Near Tangent Dynamics in a Class of Hamiltonian Impact Systems

Abstract

Tangencies correspond to singularities of impact systems, separating between impacting and non-impacting trajectory segments. The closure of their orbits constitutes the singularity set, which, even in the simpler billiard limit, is known to have a complex structure. The properties of this set are studied in a class of near integrable two degrees-of-freedom Hamiltonian impact systems. For this class of systems, in the integrable limit, on iso-energy surfaces, tangency appears at an isolated torus. We construct a piecewise smooth iso-energy return map for the perturbed flow near such a tangent torus. Away from the singularity set, this map has invariant curves, so, the singularity set is included in a limiting singularity band. An asymptotic upper bound of this band width is found for both non-resonant and resonant tangent tori.

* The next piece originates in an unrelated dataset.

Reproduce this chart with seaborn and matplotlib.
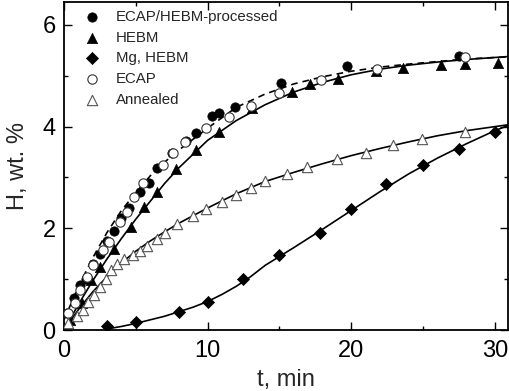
import numpy as np
import pandas as pd
import matplotlib
matplotlib.use("Agg")
import matplotlib.pyplot as plt
from matplotlib.ticker import MultipleLocator
import seaborn as sns

# measured points (t in min, H in wt.%)
ecap_hebm_t = [0.2, 0.7, 1.1, 1.5, 2.0, 2.5, 3.0, 3.5, 4.0, 4.5, 5.3, 5.9, 6.5, 7.5, 8.5, 9.2, 10.3, 10.8, 11.9, 15.1, 19.7, 27.5]
ecap_hebm_h = [0.33, 0.63, 0.88, 1.0, 1.3, 1.5, 1.75, 1.95, 2.2, 2.4, 2.72, 2.89, 3.19, 3.48, 3.71, 3.88, 4.21, 4.27, 4.39, 4.86, 5.2, 5.39]

hebm_t = [0.4, 1.25, 1.9, 2.5, 3.5, 4.7, 5.6, 6.45, 7.8, 9.2, 10.8, 13.1, 15.9, 17.1, 19.1, 21.7, 23.6, 26.25, 27.9, 30.2]
hebm_h = [0.2, 0.53, 0.98, 1.24, 1.6, 2.03, 2.42, 2.72, 3.17, 3.55, 3.9, 4.37, 4.69, 4.84, 4.94, 5.10, 5.16, 5.22, 5.24, 5.26]

mg_t = [3, 5, 8, 10, 12.5, 15, 17.8, 20, 22.4, 25, 27.5, 30]
mg_h = [0.08, 0.16, 0.35, 0.55, 1.0, 1.48, 1.91, 2.38, 2.87, 3.25, 3.56, 3.90]

ecap_t = [0.3, 0.8, 1.1, 1.6, 2.0, 2.7, 3.1, 3.9, 4.4, 4.9, 5.5, 6.9, 7.6, 8.4, 9.9, 11.5, 13.0, 15.0, 17.9, 21.8, 27.9]
ecap_h = [0.33, 0.53, 0.79, 1.05, 1.28, 1.57, 1.73, 2.13, 2.32, 2.62, 2.89, 3.25, 3.48, 3.70, 3.98, 4.19, 4.41, 4.67, 4.92, 5.14, 5.37]

annealed_t = [0.3, 0.9, 1.3, 1.7, 2.1, 2.5, 2.9, 3.3, 3.7, 4.2, 4.8, 5.3, 5.8, 6.5, 7.0, 7.9, 9.0, 9.9, 11.0, 12.0, 13.0, 14.0, 15.5, 16.9, 19.0, 21.0, 22.9, 24.9, 27.9]
annealed_h = [0.14, 0.27, 0.4, 0.55, 0.69, 0.85, 1.0, 1.18, 1.3, 1.4, 1.48, 1.55, 1.66, 1.79, 1.91, 2.09, 2.24, 2.38, 2.52, 2.66, 2.80, 2.93, 3.07, 3.21, 3.37, 3.48, 3.64, 3.76, 3.90]

# fitted curves
fit_t = [0, 1, 2, 3, 4, 5, 6, 7, 8, 10, 12, 14, 16, 18, 20, 22, 24, 26, 28, 30, 31]
fit_ecap_hebm = [0.2, 0.85, 1.42, 1.92, 2.35, 2.7, 3.03, 3.3, 3.54, 3.97, 4.38, 4.64, 4.84, 4.98, 5.09, 5.17, 5.23, 5.28, 5.33, 5.36, 5.37]
fit_hebm = [0.0, 0.5, 0.97, 1.4, 1.8, 2.18, 2.53, 2.88, 3.19, 3.73, 4.12, 4.43, 4.68, 4.87, 5.02, 5.13, 5.21, 5.27, 5.32, 5.36, 5.38]
fit_annealed = [0.0, 0.4, 0.75, 1.05, 1.32, 1.55, 1.75, 1.93, 2.1, 2.4, 2.68, 2.92, 3.1, 3.27, 3.43, 3.57, 3.7, 3.82, 3.92, 4.0, 4.04]
mg_fit_t = [3, 4, 5, 6, 7, 8, 9, 10, 11, 12, 13, 14, 16, 18, 20, 22, 24, 26, 28, 30, 31]
fit_mg = [0.02, 0.07, 0.13, 0.2, 0.27, 0.36, 0.45, 0.56, 0.7, 0.86, 1.05, 1.27, 1.62, 1.98, 2.35, 2.72, 3.07, 3.38, 3.66, 3.92, 4.03]

sns.set_style("ticks")
plt.rcParams['font.family'] = ['Liberation Sans', 'DejaVu Sans']

fig = plt.figure(figsize=(5.1, 3.91), dpi=100)
ax = fig.add_axes([0.1255, 0.156, 0.87, 0.84])

# curves
sns.lineplot(x=fit_t, y=fit_ecap_hebm, color='black', lw=1.2, linestyle=(0, (4, 3)), ax=ax, zorder=2)
sns.lineplot(x=fit_t, y=fit_hebm, color='black', lw=1.2, ax=ax, zorder=2)
sns.lineplot(x=fit_t, y=fit_annealed, color='black', lw=1.2, ax=ax, zorder=2)
sns.lineplot(x=mg_fit_t, y=fit_mg, color='black', lw=1.2, ax=ax, zorder=2)

# points
sns.scatterplot(x=ecap_hebm_t, y=ecap_hebm_h, marker='o', s=45, color='black',
                edgecolor='black', linewidth=0.5, label='ECAP/HEBM-processed', ax=ax, zorder=3)
sns.scatterplot(x=hebm_t, y=hebm_h, marker='^', s=55, color='black',
                edgecolor='black', linewidth=0.5, label='HEBM', ax=ax, zorder=3)
sns.scatterplot(x=mg_t, y=mg_h, marker='D', s=38, color='black',
                edgecolor='black', linewidth=0.5, label='Mg, HEBM', ax=ax, zorder=3)
sns.scatterplot(x=ecap_t, y=ecap_h, marker='o', s=45, color='white',
                edgecolor='#333333', linewidth=0.8, label='ECAP', ax=ax, zorder=3)
sns.scatterplot(x=annealed_t, y=annealed_h, marker='^', s=55, color='white',
                edgecolor='#555555', linewidth=0.8, label='Annealed', ax=ax, zorder=3)

ax.set_xlim(0, 30.9)
ax.set_ylim(0, 6.46)
ax.set_xticks([0, 10, 20, 30])
ax.set_yticks([0, 2, 4, 6])
ax.xaxis.set_minor_locator(MultipleLocator(5))
ax.yaxis.set_minor_locator(MultipleLocator(1))
ax.tick_params(which='both', direction='in', top=True, right=True, width=1, labelsize=17, colors='black')
ax.tick_params(which='major', length=6)
ax.tick_params(which='minor', length=3)
ax.tick_params(axis='x', pad=7)
ax.tick_params(axis='y', pad=6)
for sp in ax.spines.values():
    sp.set_linewidth(1.3)
    sp.set_color('black')

ax.set_xlabel('t, min', fontsize=17, labelpad=5)
ax.set_ylabel('H, wt. %', fontsize=17)
ax.yaxis.set_label_coords(-0.08, 0.5)

ax.legend(loc='upper left', bbox_to_anchor=(0.043, 0.974), frameon=False, fontsize=10.8,
          handlelength=1.2, handletextpad=1.0, labelspacing=0.44, borderpad=0, borderaxespad=0)

fig.savefig('out.png', dpi=100)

In the Diophantine case the band extent to both the impacting and nonimpacting regimes is, asymptotically, of order (\epsilon). In the resonance case its asymptotic extent to the nonimpacting regime is at most of order (\sqrt\epsilon) whereas its maximal asymptotic extent to the impacting regime is of order (\epsilon^2/3). Studying numerically a truncated standard form of the return map which is integrable at (\epsilon=0) and has a square root singularity with a singularity parameter (\alpha) reveals that only the strongest resonance obeys this maximal extent resonance scaling. We find that for all but one resonant case the singularity band has connecting orbits from its lower to its upper boundaries. The number of iterates required for an orbit to visit close to both the lower and upper boundaries of the singularity band diverges as (\epsilon\alpha^2) is decreased, giving rise to a multitude of transient complex phenomena. On the other hand, large (\alpha) values at a fixed small (\epsilon) lead to a significant reduction in this connection time.